Source data:
::::

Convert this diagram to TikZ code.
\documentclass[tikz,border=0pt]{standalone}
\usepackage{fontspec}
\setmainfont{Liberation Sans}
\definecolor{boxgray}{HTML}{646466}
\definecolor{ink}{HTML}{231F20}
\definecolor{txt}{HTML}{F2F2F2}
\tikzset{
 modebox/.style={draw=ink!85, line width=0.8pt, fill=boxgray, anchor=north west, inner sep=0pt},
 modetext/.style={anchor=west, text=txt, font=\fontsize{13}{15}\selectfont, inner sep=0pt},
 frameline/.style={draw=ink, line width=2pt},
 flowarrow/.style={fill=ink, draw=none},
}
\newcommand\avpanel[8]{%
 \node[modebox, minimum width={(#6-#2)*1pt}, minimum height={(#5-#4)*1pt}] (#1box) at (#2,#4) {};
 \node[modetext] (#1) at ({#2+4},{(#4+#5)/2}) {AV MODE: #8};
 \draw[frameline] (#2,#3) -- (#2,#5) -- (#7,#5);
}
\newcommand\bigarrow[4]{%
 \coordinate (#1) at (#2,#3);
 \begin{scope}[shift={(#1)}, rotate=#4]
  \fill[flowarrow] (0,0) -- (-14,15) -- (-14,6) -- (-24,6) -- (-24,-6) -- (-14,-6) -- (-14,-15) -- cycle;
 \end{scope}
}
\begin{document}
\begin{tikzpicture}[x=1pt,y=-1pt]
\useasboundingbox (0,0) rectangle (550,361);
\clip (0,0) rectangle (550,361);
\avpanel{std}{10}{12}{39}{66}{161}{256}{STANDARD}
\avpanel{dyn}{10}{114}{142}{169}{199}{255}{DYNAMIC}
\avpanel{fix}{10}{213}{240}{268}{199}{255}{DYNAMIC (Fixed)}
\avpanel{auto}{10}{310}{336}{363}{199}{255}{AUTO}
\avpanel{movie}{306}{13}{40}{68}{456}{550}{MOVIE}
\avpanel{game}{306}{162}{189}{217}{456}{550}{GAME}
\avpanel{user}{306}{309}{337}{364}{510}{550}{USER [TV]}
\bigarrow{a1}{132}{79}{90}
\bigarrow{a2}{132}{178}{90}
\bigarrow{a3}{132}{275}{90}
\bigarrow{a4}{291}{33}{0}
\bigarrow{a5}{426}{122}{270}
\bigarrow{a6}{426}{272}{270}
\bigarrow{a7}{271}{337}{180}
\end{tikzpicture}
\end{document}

::::

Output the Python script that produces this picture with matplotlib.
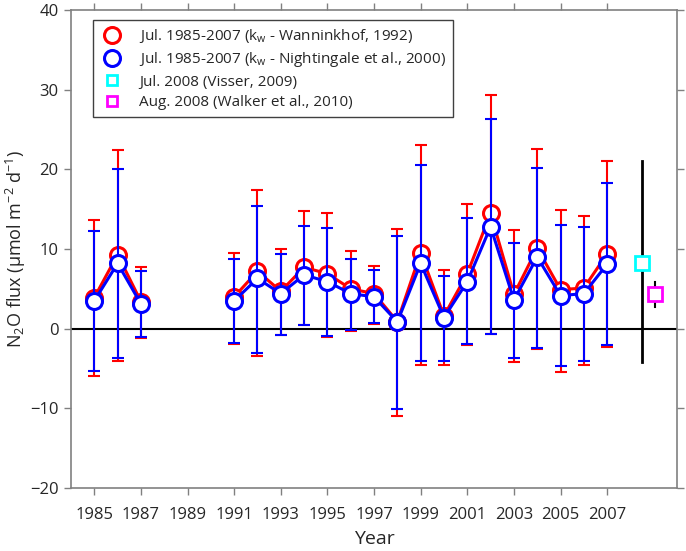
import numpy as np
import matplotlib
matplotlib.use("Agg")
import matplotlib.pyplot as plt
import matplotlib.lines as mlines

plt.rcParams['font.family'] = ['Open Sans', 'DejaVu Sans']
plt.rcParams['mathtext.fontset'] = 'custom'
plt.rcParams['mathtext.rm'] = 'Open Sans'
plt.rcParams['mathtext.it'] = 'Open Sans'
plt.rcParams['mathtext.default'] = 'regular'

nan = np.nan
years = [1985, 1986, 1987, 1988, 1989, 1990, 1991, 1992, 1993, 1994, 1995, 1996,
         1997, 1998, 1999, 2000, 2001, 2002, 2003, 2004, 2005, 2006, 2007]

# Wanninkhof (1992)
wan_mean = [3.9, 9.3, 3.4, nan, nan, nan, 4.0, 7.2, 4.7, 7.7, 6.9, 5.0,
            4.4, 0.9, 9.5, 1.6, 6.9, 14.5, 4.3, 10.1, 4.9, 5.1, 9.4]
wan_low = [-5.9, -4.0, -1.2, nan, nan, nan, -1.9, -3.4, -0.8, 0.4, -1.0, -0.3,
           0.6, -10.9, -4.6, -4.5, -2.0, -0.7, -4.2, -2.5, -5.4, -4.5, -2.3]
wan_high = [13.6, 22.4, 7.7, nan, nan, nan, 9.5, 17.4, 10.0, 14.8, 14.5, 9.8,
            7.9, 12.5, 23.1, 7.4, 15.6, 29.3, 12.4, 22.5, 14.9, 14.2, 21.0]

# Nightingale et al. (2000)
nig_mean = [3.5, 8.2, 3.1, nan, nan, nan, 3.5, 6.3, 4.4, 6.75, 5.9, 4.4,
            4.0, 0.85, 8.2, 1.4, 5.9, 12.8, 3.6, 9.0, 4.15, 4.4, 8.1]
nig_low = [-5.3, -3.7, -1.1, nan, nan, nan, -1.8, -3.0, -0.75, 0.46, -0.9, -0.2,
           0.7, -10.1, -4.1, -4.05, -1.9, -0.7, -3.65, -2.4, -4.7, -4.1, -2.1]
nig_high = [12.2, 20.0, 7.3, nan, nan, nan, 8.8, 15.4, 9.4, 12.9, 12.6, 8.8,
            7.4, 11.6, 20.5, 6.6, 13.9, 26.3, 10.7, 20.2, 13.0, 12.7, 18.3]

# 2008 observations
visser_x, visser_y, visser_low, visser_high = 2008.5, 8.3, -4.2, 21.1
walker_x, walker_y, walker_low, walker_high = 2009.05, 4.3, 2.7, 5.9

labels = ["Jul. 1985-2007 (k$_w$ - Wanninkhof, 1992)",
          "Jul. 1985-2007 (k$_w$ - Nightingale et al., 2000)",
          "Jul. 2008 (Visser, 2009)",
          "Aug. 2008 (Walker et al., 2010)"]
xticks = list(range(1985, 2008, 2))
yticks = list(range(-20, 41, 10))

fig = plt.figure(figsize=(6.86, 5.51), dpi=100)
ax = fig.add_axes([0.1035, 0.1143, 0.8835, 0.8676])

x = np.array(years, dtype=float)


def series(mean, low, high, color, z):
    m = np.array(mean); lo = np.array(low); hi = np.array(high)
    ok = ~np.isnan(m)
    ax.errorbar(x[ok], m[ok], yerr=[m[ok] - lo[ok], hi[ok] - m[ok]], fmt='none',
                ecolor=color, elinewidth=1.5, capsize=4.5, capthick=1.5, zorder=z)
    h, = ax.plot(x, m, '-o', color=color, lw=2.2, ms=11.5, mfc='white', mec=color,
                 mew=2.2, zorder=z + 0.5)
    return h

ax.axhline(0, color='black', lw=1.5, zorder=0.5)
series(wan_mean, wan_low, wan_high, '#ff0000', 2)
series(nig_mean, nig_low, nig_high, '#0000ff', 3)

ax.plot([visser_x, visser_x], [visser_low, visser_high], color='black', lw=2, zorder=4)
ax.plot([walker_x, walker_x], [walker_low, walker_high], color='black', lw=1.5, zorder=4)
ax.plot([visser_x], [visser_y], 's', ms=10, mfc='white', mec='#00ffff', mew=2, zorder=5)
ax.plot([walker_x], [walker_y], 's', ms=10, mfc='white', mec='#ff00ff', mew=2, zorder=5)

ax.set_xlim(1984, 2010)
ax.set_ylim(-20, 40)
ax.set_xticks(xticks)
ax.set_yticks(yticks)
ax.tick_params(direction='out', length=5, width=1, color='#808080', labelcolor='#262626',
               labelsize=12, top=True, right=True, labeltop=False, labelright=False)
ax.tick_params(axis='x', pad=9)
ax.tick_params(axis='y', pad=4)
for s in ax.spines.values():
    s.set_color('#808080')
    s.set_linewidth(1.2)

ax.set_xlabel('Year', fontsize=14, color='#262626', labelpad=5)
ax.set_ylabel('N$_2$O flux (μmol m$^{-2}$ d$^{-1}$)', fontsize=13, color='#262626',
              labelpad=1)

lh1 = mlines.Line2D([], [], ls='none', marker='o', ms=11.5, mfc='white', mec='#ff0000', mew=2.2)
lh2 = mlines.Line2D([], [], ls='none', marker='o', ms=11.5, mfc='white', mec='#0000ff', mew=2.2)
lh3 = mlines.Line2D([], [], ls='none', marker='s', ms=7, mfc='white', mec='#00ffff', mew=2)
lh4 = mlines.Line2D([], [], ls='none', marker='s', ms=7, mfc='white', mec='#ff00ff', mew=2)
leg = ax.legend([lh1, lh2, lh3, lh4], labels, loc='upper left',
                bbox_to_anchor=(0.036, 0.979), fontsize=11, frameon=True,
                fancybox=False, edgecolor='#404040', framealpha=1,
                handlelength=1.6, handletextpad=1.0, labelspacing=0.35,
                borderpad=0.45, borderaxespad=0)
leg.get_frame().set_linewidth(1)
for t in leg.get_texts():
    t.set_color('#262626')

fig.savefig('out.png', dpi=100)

::::

Problem: Start with the line that includes "Output the Python" and finish with the line that includes "2005, 2006, 2007]": reproduce those lines exactly, nothing before or after, and omit any pictures.

Answer to this task:
Output the Python script that produces this picture with matplotlib.
import numpy as np
import matplotlib
matplotlib.use("Agg")
import matplotlib.pyplot as plt
import matplotlib.lines as mlines

plt.rcParams['font.family'] = ['Open Sans', 'DejaVu Sans']
plt.rcParams['mathtext.fontset'] = 'custom'
plt.rcParams['mathtext.rm'] = 'Open Sans'
plt.rcParams['mathtext.it'] = 'Open Sans'
plt.rcParams['mathtext.default'] = 'regular'

nan = np.nan
years = [1985, 1986, 1987, 1988, 1989, 1990, 1991, 1992, 1993, 1994, 1995, 1996,
         1997, 1998, 1999, 2000, 2001, 2002, 2003, 2004, 2005, 2006, 2007]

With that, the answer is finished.